----- SUPPLIED DATA
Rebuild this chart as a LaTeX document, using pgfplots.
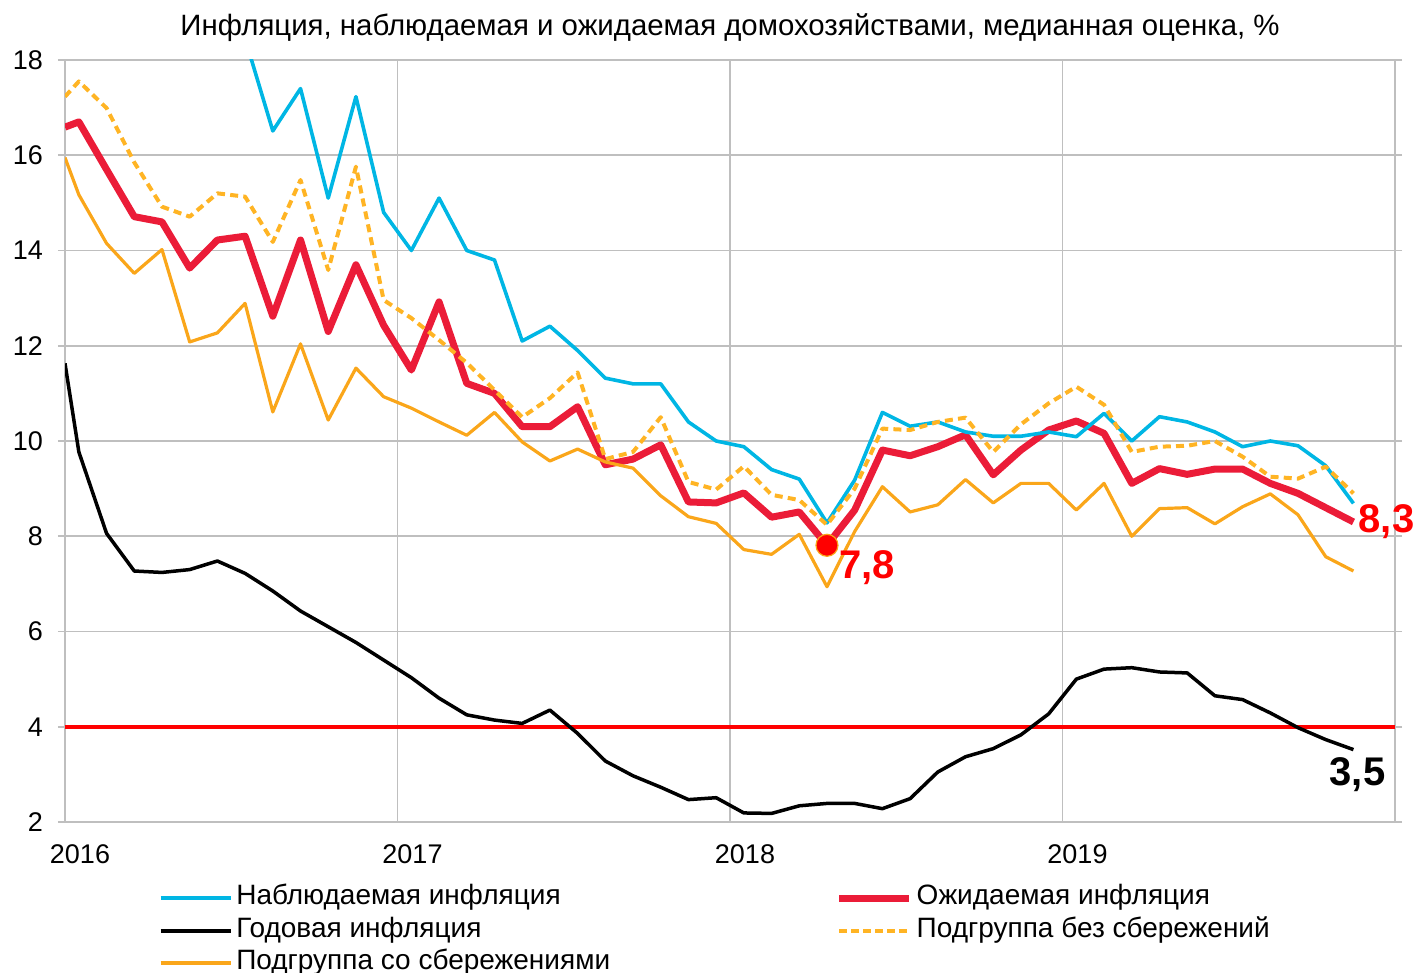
\documentclass[border=0pt]{standalone}
\usepackage{pgfplots}
\pgfplotsset{compat=1.18}
\usepackage{fontspec}
\setmainfont{Liberation Sans}
\definecolor{cblue}{RGB}{0,182,228}
\definecolor{cred}{RGB}{235,28,56}
\definecolor{pred}{RGB}{255,0,0}
\definecolor{corange}{RGB}{250,166,26}
\definecolor{cdash}{RGB}{255,180,36}
\definecolor{cgrid}{RGB}{191,191,191}
\begin{document}
\begin{tikzpicture}
\path[use as bounding box] (-32.5pt,-75.5pt) rectangle (674pt,411pt);
\begin{axis}[
  scale only axis, width=665pt, height=381pt,
  xmin=0, xmax=48, ymin=2, ymax=18,
  clip mode=individual,
  /pgf/number format/assume math mode=true,
  font=\fontsize{13.5}{15}\selectfont,
  xtick={0,12,24,36,48}, xticklabels={2016,2017,2018,2019,},
  xticklabel style={xshift=7.5pt, yshift=-4.5pt},
  major x tick style={draw=none},
  ytick={2,4,...,18},
  tick align=outside, major tick length=3.5pt,
  major y tick style={cgrid, line width=0.9pt},
  yticklabel style={xshift=-4pt},
  grid=major, major grid style={cgrid, line width=0.9pt},
  axis line style={cgrid, line width=0.9pt},
  title={Инфляция, наблюдаемая и ожидаемая домохозяйствами, медианная оценка, \%},
  title style={at={(0.5,1)}, anchor=base, yshift=6pt, font=\fontsize{14.7}{16}\selectfont},
  legend columns=2,
  legend cell align=left,
  legend style={draw=none, fill=none, at={(0.07,-0.078)}, anchor=north west,
    font=\fontsize{14}{16}\selectfont, inner sep=0pt, row sep=0pt,
    nodes={inner sep=1.9pt, text height=9.5pt, text depth=3pt},
    /tikz/column 2/.style={column sep=111pt}},
  legend image code/.code={\draw[#1] (0pt,0pt) -- (35pt,0pt);},
]
% 4% target
\addplot[forget plot, pred, line width=2pt] coordinates {(0,4) (48,4)};
% Expected inflation (red)
\addplot[forget plot, cred, line width=3.5pt, line join=round] coordinates {
(0,16.59) (0.5,16.7) (1.5,15.7) (2.5,14.71) (3.5,14.6) (4.5,13.63) (5.5,14.22) (6.5,14.3)
(7.5,12.62) (8.5,14.22) (9.5,12.3) (10.5,13.7) (11.5,12.43) (12.5,11.49) (13.5,12.92)
(14.5,11.21) (15.5,11.0) (16.5,10.3) (17.5,10.3) (18.5,10.72) (19.5,9.5) (20.5,9.62)
(21.5,9.92) (22.5,8.72) (23.5,8.7) (24.5,8.91) (25.5,8.4) (26.5,8.51) (27.5,7.81)
(28.5,8.55) (29.5,9.81) (30.5,9.69) (31.5,9.88) (32.5,10.13) (33.5,9.29) (34.5,9.81)
(35.5,10.23) (36.5,10.42) (37.5,10.16) (38.5,9.11) (39.5,9.42) (40.5,9.3) (41.5,9.41)
(42.5,9.41) (43.5,9.11) (44.5,8.9) (45.5,8.6) (46.5,8.3)};
% Annual inflation (black)
\addplot[forget plot, black, line width=1.75pt, line join=round] coordinates {
(0,11.63) (0.5,9.77) (1.5,8.06) (2.5,7.27) (3.5,7.24) (4.5,7.3) (5.5,7.48) (6.5,7.22)
(7.5,6.85) (8.5,6.43) (9.5,6.1) (10.5,5.77) (11.5,5.4) (12.5,5.03) (13.5,4.6)
(14.5,4.25) (15.5,4.14) (16.5,4.07) (17.5,4.35) (18.5,3.86) (19.5,3.28) (20.5,2.97)
(21.5,2.73) (22.5,2.47) (23.5,2.51) (24.5,2.19) (25.5,2.18) (26.5,2.34) (27.5,2.39)
(28.5,2.39) (29.5,2.28) (30.5,2.49) (31.5,3.05) (32.5,3.37) (33.5,3.54) (34.5,3.83)
(35.5,4.27) (36.5,5.0) (37.5,5.21) (38.5,5.24) (39.5,5.15) (40.5,5.13) (41.5,4.65)
(42.5,4.57) (43.5,4.29) (44.5,3.98) (45.5,3.73) (46.5,3.52)};
% Observed inflation (blue)
\addplot[forget plot, cblue, line width=1.8pt, line join=round] coordinates {
(6.5,18.45)
(7.5,16.51) (8.5,17.4) (9.5,15.1) (10.5,17.23) (11.5,14.8) (12.5,14.0) (13.5,15.1)
(14.5,14.0) (15.5,13.8) (16.5,12.1) (17.5,12.41) (18.5,11.9) (19.5,11.32) (20.5,11.2)
(21.5,11.2) (22.5,10.4) (23.5,10.0) (24.5,9.88) (25.5,9.4) (26.5,9.2) (27.5,8.28)
(28.5,9.18) (29.5,10.6) (30.5,10.31) (31.5,10.4) (32.5,10.19) (33.5,10.1) (34.5,10.1)
(35.5,10.19) (36.5,10.09) (37.5,10.58) (38.5,10.0) (39.5,10.51) (40.5,10.4) (41.5,10.19)
(42.5,9.88) (43.5,10.0) (44.5,9.9) (45.5,9.48) (46.5,8.69)};
% With savings (orange solid)
\addplot[forget plot, corange, line width=1.6pt, line join=round] coordinates {
(0,15.95) (0.5,15.17) (1.5,14.15) (2.5,13.52) (3.5,14.02) (4.5,12.08) (5.5,12.27) (6.5,12.89)
(7.5,10.61) (8.5,12.04) (9.5,10.44) (10.5,11.53) (11.5,10.93) (12.5,10.69) (13.5,10.4)
(14.5,10.12) (15.5,10.6) (16.5,9.98) (17.5,9.58) (18.5,9.83) (19.5,9.56) (20.5,9.43)
(21.5,8.85) (22.5,8.41) (23.5,8.27) (24.5,7.72) (25.5,7.62) (26.5,8.04) (27.5,6.94)
(28.5,8.1) (29.5,9.04) (30.5,8.51) (31.5,8.66) (32.5,9.19) (33.5,8.7) (34.5,9.11)
(35.5,9.11) (36.5,8.55) (37.5,9.11) (38.5,8.0) (39.5,8.58) (40.5,8.6) (41.5,8.26)
(42.5,8.62) (43.5,8.89) (44.5,8.45) (45.5,7.57) (46.5,7.27)};
% Without savings (orange dashed)
\addplot[forget plot, cdash, line width=2pt, dash pattern=on 4pt off 2.6pt, line join=round] coordinates {
(0,17.23) (0.5,17.55) (1.5,16.99) (2.5,15.85) (3.5,14.92) (4.5,14.71) (5.5,15.2) (6.5,15.13)
(7.5,14.18) (8.5,15.48) (9.5,13.59) (10.5,15.76) (11.5,12.96) (12.5,12.58) (13.5,12.12)
(14.5,11.64) (15.5,11.07) (16.5,10.5) (17.5,10.9) (18.5,11.44) (19.5,9.62) (20.5,9.77)
(21.5,10.5) (22.5,9.14) (23.5,8.98) (24.5,9.47) (25.5,8.87) (26.5,8.76) (27.5,8.24)
(28.5,9.0) (29.5,10.26) (30.5,10.23) (31.5,10.4) (32.5,10.49) (33.5,9.77) (34.5,10.35)
(35.5,10.79) (36.5,11.14) (37.5,10.76) (38.5,9.77) (39.5,9.88) (40.5,9.9) (41.5,10.0)
(42.5,9.67) (43.5,9.25) (44.5,9.21) (45.5,9.46) (46.5,8.9)};
% Minimum marker
\addplot[forget plot, only marks, mark=*, mark size=5.5pt, mark options={fill=pred, draw=corange, line width=0.6pt}] coordinates {(27.5,7.81)};
% Labels
\node[anchor=west, text=pred, font=\fontsize{20}{22}\selectfont\bfseries, xshift=2.5pt, yshift=-11pt] at (axis cs:27.5,7.81) {7,8};
\node[anchor=west, text=pred, font=\fontsize{20}{22}\selectfont\bfseries, xshift=-0.9pt] at (axis cs:46.5,8.3) {8,3};
\node[anchor=center, text=black, font=\fontsize{20}{22}\selectfont\bfseries, xshift=2pt, yshift=-12.5pt] at (axis cs:46.5,3.52) {3,5};
% Legend
\addlegendimage{cblue, line width=2pt}
\addlegendentry{Наблюдаемая инфляция}
\addlegendimage{cred, line width=3.5pt}
\addlegendentry{Ожидаемая инфляция}
\addlegendimage{black, line width=2pt}
\addlegendentry{Годовая инфляция}
\addlegendimage{cdash, line width=2pt, dash pattern=on 4pt off 2pt}
\addlegendentry{Подгруппа без сбережений}
\addlegendimage{corange, line width=2pt}
\addlegendentry{Подгруппа со сбережениями}
\end{axis}
\end{tikzpicture}
\end{document}
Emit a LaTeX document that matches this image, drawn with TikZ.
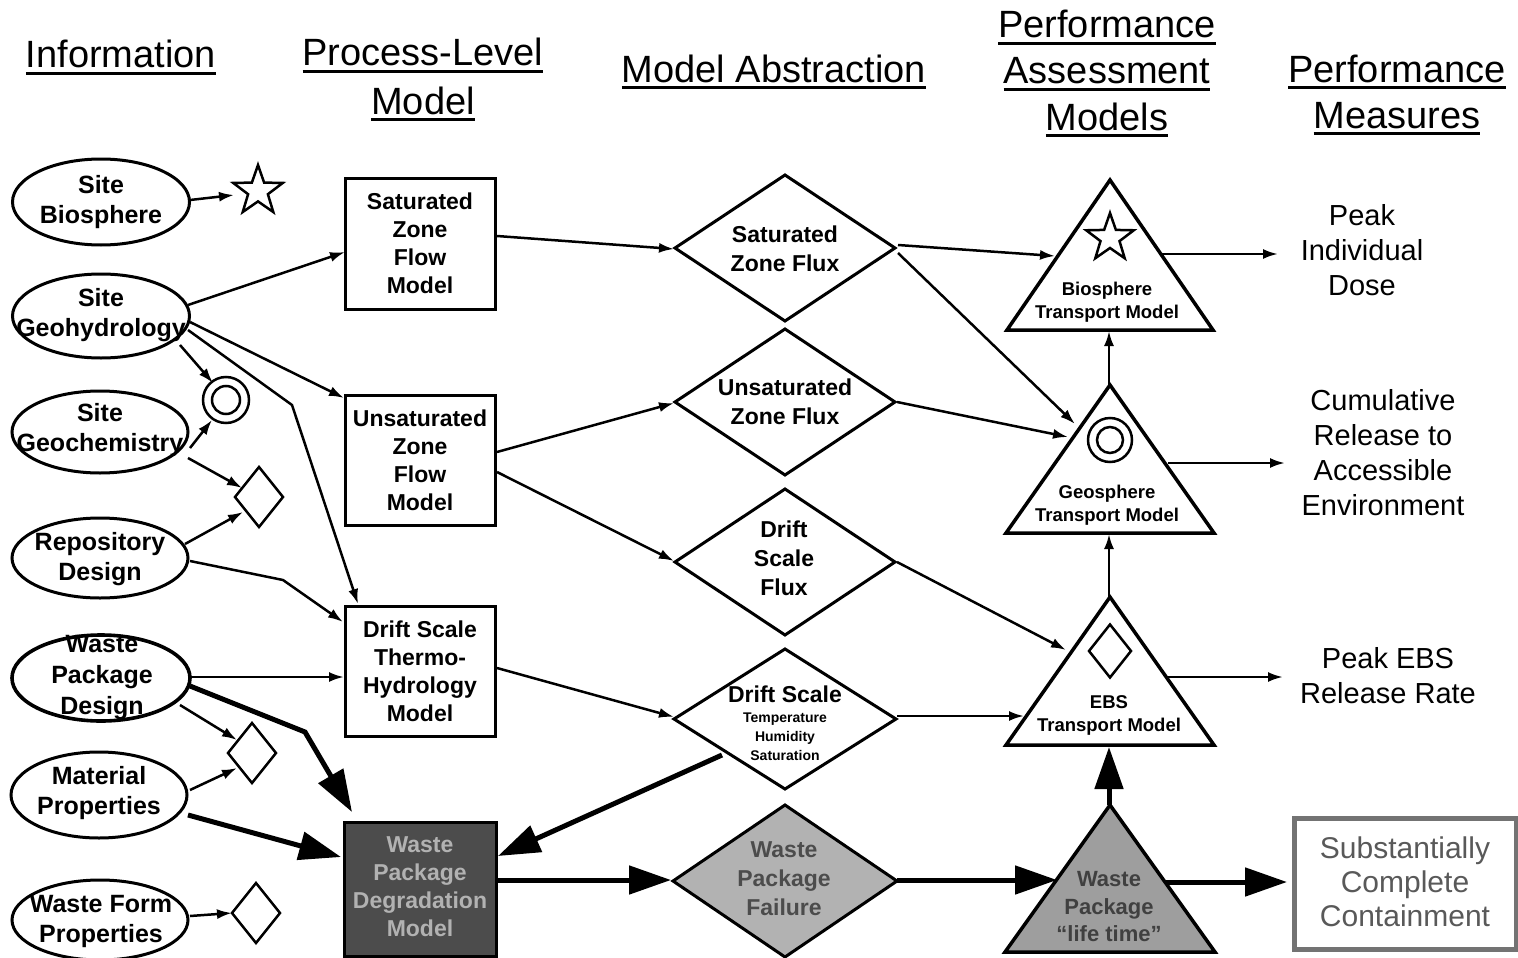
----------
JOB >> Among the records above, find each line holding the string "LaTeX" and pull it out.

SOLUTION FOR THIS EXERCISE >>
Rebuild this chart as a LaTeX document, using pgfplots.
Emit a LaTeX document that matches this image, drawn with TikZ.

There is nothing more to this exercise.